_WHAT TO DO_.
Transcribe the material verbatim in full; the pictures do not belong in the copy.

— Start —

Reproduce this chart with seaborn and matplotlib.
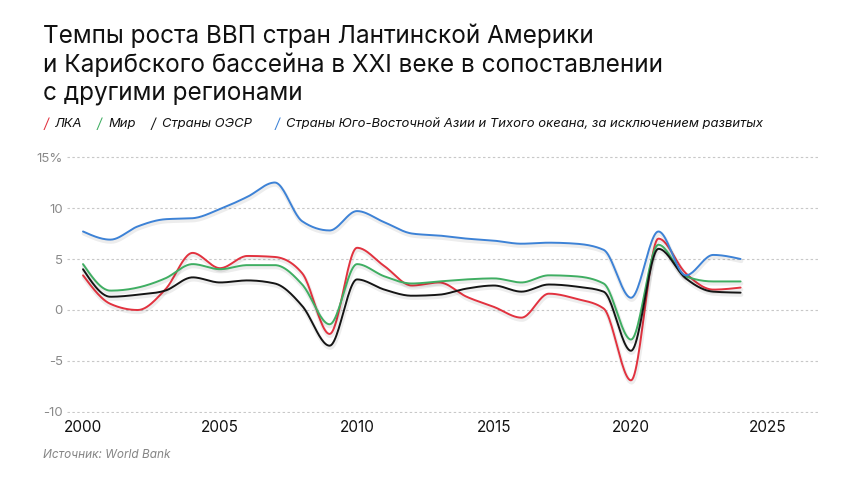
import numpy as np
import pandas as pd
import matplotlib
matplotlib.use("Agg")
import matplotlib.pyplot as plt
import matplotlib.patheffects as pe
import seaborn as sns

years = list(range(2000, 2025))
lka = [3.4, 0.6, 0.0, 2.0, 5.6, 4.1, 5.3, 5.2, 3.6, -2.35, 6.1, 4.3, 2.4, 2.7, 1.3, 0.3,
       -0.75, 1.6, 1.1, 0.15, -6.9, 7.0, 3.6, 2.0, 2.2]
mir = [4.5, 1.9, 2.2, 3.1, 4.5, 4.0, 4.4, 4.4, 2.5, -1.4, 4.5, 3.3, 2.6, 2.8, 3.0, 3.1,
       2.7, 3.4, 3.3, 2.6, -2.9, 6.4, 3.3, 2.8, 2.8]
oecd = [4.0, 1.3, 1.5, 1.9, 3.2, 2.7, 2.9, 2.6, 0.4, -3.5, 3.0, 2.0, 1.4, 1.5, 2.1, 2.4,
        1.8, 2.5, 2.3, 1.8, -4.0, 6.0, 3.1, 1.8, 1.7]
asia = [7.7, 6.9, 8.2, 8.9, 9.0, 9.9, 11.1, 12.5, 8.7, 7.8, 9.7, 8.6, 7.5, 7.3, 7.0, 6.8,
        6.5, 6.6, 6.5, 5.9, 1.2, 7.7, 3.4, 5.4, 5.0]

series_names = ["ЛКА", "Мир", "Страны ОЭСР",
                "Страны Юго-Восточной Азии и Тихого океана, за исключением развитых"]
series_values = [lka, mir, oecd, asia]
colors = ["#e2323f", "#3fae62", "#151515", "#3d82d6"]

yticks = [-10, -5, 0, 5, 10, 15]
ytick_labels = ["-10", "-5", "0", "5", "10", "15%"]
xticks = [2000, 2005, 2010, 2015, 2020, 2025]
xtick_labels = ["2000", "2005", "2010", "2015", "2020", "2025"]

title = ("Темпы роста ВВП стран Лантинской Америки\n"
         "и Карибского бассейна в XXI веке в сопоставлении\n"
         "с другими регионами")
source = "Источник: World Bank"


def monotone_curve(x, y, n=24):
    """Monotone cubic (d3 curveMonotoneX style) rendering of a polyline."""
    x = np.asarray(x, float)
    y = np.asarray(y, float)
    h = np.diff(x)
    s = np.diff(y) / h
    m = np.zeros_like(y)
    for i in range(1, len(y) - 1):
        s0, s1 = s[i - 1], s[i]
        p = (s0 * h[i] + s1 * h[i - 1]) / (h[i - 1] + h[i])
        m[i] = (np.sign(s0) + np.sign(s1)) * min(abs(s0), abs(s1), 0.5 * abs(p))
    m[0] = (3 * s[0] - m[1]) / 2
    m[-1] = (3 * s[-1] - m[-2]) / 2
    xs, ys = [], []
    for i in range(len(x) - 1):
        t = np.linspace(0, 1, n, endpoint=(i == len(x) - 2))
        h00 = 2 * t**3 - 3 * t**2 + 1
        h10 = t**3 - 2 * t**2 + t
        h01 = -2 * t**3 + 3 * t**2
        h11 = t**3 - t**2
        xs.append(x[i] + t * h[i])
        ys.append(h00 * y[i] + h10 * h[i] * m[i] + h01 * y[i + 1] + h11 * h[i] * m[i + 1])
    return np.concatenate(xs), np.concatenate(ys)


sns.set_theme(style="white")
plt.rcParams["font.family"] = ["Inter", "DejaVu Sans"]

fig = plt.figure(figsize=(8.6, 4.84), dpi=100)
fig.patch.set_facecolor("white")
W, H = 860, 484
left_px, right_px, top_px, bottom_px = 67, 818, 156, 413
ax = fig.add_axes([left_px / W, 1 - bottom_px / H,
                   (right_px - left_px) / W, (bottom_px - top_px) / H])

for name, vals, col in zip(series_names, series_values, colors):
    sx, sy = monotone_curve(years, vals)
    df = pd.DataFrame({"year": sx, "value": sy})
    sns.lineplot(data=df, x="year", y="value", ax=ax, color=col, linewidth=1.4,
                 sort=False, estimator=None,
                 path_effects=[pe.SimpleLineShadow(offset=(0.5, -1.5), shadow_color="#000000",
                                                   alpha=0.07, linewidth=3.0),
                               pe.Normal()])

ax.set_xlim(1999.416, 2026.825)
ax.set_ylim(-10.1, 15.1)
ax.set_yticks(yticks)
ax.set_yticklabels(ytick_labels)
ax.set_xticks(xticks)
ax.set_xticklabels(xtick_labels)
ax.set_xlabel("")
ax.set_ylabel("")
for sp in ax.spines.values():
    sp.set_visible(False)
ax.grid(False)
for yv in yticks:
    ax.axhline(yv, color="#c8c8c8", linewidth=0.8, linestyle=(0, (2.2, 2.2)), zorder=0)
ax.tick_params(axis="y", length=0, pad=3, labelsize=9.5, labelcolor="#8a8a8a")
ax.tick_params(axis="x", length=0, pad=5, labelsize=11, labelcolor="#111111")

fig.text(43 / W, 1 - 24 / H, title, ha="left", va="top", fontsize=17.5,
         color="#111111", linespacing=1.22)

# legend with coloured slashes
leg_y = 1 - 124 / H
slash_x = [44, 97, 151, 275]
text_x = [55, 108, 162, 286]
for sx_, tx_, col, name in zip(slash_x, text_x, colors, series_names):
    fig.text(sx_ / W, leg_y, "/", color=col, fontsize=10, style="italic", va="center",
             ha="left")
    fig.text(tx_ / W, leg_y, name, color="#111111", fontsize=9.4, style="italic",
             va="center", ha="left")

fig.text(43 / W, 1 - 455 / H, source, color="#858585", fontsize=8.5, style="italic",
         va="center", ha="left")

fig.savefig("out.png", dpi=100, facecolor="white")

— End —

_RESULT BELOW_.
Reproduce this chart with seaborn and matplotlib.
import numpy as np
import pandas as pd
import matplotlib
matplotlib.use("Agg")
import matplotlib.pyplot as plt
import matplotlib.patheffects as pe
import seaborn as sns

years = list(range(2000, 2025))
lka = [3.4, 0.6, 0.0, 2.0, 5.6, 4.1, 5.3, 5.2, 3.6, -2.35, 6.1, 4.3, 2.4, 2.7, 1.3, 0.3,
       -0.75, 1.6, 1.1, 0.15, -6.9, 7.0, 3.6, 2.0, 2.2]
mir = [4.5, 1.9, 2.2, 3.1, 4.5, 4.0, 4.4, 4.4, 2.5, -1.4, 4.5, 3.3, 2.6, 2.8, 3.0, 3.1,
       2.7, 3.4, 3.3, 2.6, -2.9, 6.4, 3.3, 2.8, 2.8]
oecd = [4.0, 1.3, 1.5, 1.9, 3.2, 2.7, 2.9, 2.6, 0.4, -3.5, 3.0, 2.0, 1.4, 1.5, 2.1, 2.4,
        1.8, 2.5, 2.3, 1.8, -4.0, 6.0, 3.1, 1.8, 1.7]
asia = [7.7, 6.9, 8.2, 8.9, 9.0, 9.9, 11.1, 12.5, 8.7, 7.8, 9.7, 8.6, 7.5, 7.3, 7.0, 6.8,
        6.5, 6.6, 6.5, 5.9, 1.2, 7.7, 3.4, 5.4, 5.0]

series_names = ["ЛКА", "Мир", "Страны ОЭСР",
                "Страны Юго-Восточной Азии и Тихого океана, за исключением развитых"]
series_values = [lka, mir, oecd, asia]
colors = ["#e2323f", "#3fae62", "#151515", "#3d82d6"]

yticks = [-10, -5, 0, 5, 10, 15]
ytick_labels = ["-10", "-5", "0", "5", "10", "15%"]
xticks = [2000, 2005, 2010, 2015, 2020, 2025]
xtick_labels = ["2000", "2005", "2010", "2015", "2020", "2025"]

title = ("Темпы роста ВВП стран Лантинской Америки\n"
         "и Карибского бассейна в XXI веке в сопоставлении\n"
         "с другими регионами")
source = "Источник: World Bank"


def monotone_curve(x, y, n=24):
    """Monotone cubic (d3 curveMonotoneX style) rendering of a polyline."""
    x = np.asarray(x, float)
    y = np.asarray(y, float)
    h = np.diff(x)
    s = np.diff(y) / h
    m = np.zeros_like(y)
    for i in range(1, len(y) - 1):
        s0, s1 = s[i - 1], s[i]
        p = (s0 * h[i] + s1 * h[i - 1]) / (h[i - 1] + h[i])
        m[i] = (np.sign(s0) + np.sign(s1)) * min(abs(s0), abs(s1), 0.5 * abs(p))
    m[0] = (3 * s[0] - m[1]) / 2
    m[-1] = (3 * s[-1] - m[-2]) / 2
    xs, ys = [], []
    for i in range(len(x) - 1):
        t = np.linspace(0, 1, n, endpoint=(i == len(x) - 2))
        h00 = 2 * t**3 - 3 * t**2 + 1
        h10 = t**3 - 2 * t**2 + t
        h01 = -2 * t**3 + 3 * t**2
        h11 = t**3 - t**2
        xs.append(x[i] + t * h[i])
        ys.append(h00 * y[i] + h10 * h[i] * m[i] + h01 * y[i + 1] + h11 * h[i] * m[i + 1])
    return np.concatenate(xs), np.concatenate(ys)


sns.set_theme(style="white")
plt.rcParams["font.family"] = ["Inter", "DejaVu Sans"]

fig = plt.figure(figsize=(8.6, 4.84), dpi=100)
fig.patch.set_facecolor("white")
W, H = 860, 484
left_px, right_px, top_px, bottom_px = 67, 818, 156, 413
ax = fig.add_axes([left_px / W, 1 - bottom_px / H,
                   (right_px - left_px) / W, (bottom_px - top_px) / H])

for name, vals, col in zip(series_names, series_values, colors):
    sx, sy = monotone_curve(years, vals)
    df = pd.DataFrame({"year": sx, "value": sy})
    sns.lineplot(data=df, x="year", y="value", ax=ax, color=col, linewidth=1.4,
                 sort=False, estimator=None,
                 path_effects=[pe.SimpleLineShadow(offset=(0.5, -1.5), shadow_color="#000000",
                                                   alpha=0.07, linewidth=3.0),
                               pe.Normal()])

ax.set_xlim(1999.416, 2026.825)
ax.set_ylim(-10.1, 15.1)
ax.set_yticks(yticks)
ax.set_yticklabels(ytick_labels)
ax.set_xticks(xticks)
ax.set_xticklabels(xtick_labels)
ax.set_xlabel("")
ax.set_ylabel("")
for sp in ax.spines.values():
    sp.set_visible(False)
ax.grid(False)
for yv in yticks:
    ax.axhline(yv, color="#c8c8c8", linewidth=0.8, linestyle=(0, (2.2, 2.2)), zorder=0)
ax.tick_params(axis="y", length=0, pad=3, labelsize=9.5, labelcolor="#8a8a8a")
ax.tick_params(axis="x", length=0, pad=5, labelsize=11, labelcolor="#111111")

fig.text(43 / W, 1 - 24 / H, title, ha="left", va="top", fontsize=17.5,
         color="#111111", linespacing=1.22)

# legend with coloured slashes
leg_y = 1 - 124 / H
slash_x = [44, 97, 151, 275]
text_x = [55, 108, 162, 286]
for sx_, tx_, col, name in zip(slash_x, text_x, colors, series_names):
    fig.text(sx_ / W, leg_y, "/", color=col, fontsize=10, style="italic", va="center",
             ha="left")
    fig.text(tx_ / W, leg_y, name, color="#111111", fontsize=9.4, style="italic",
             va="center", ha="left")

fig.text(43 / W, 1 - 455 / H, source, color="#858585", fontsize=8.5, style="italic",
         va="center", ha="left")

fig.savefig("out.png", dpi=100, facecolor="white")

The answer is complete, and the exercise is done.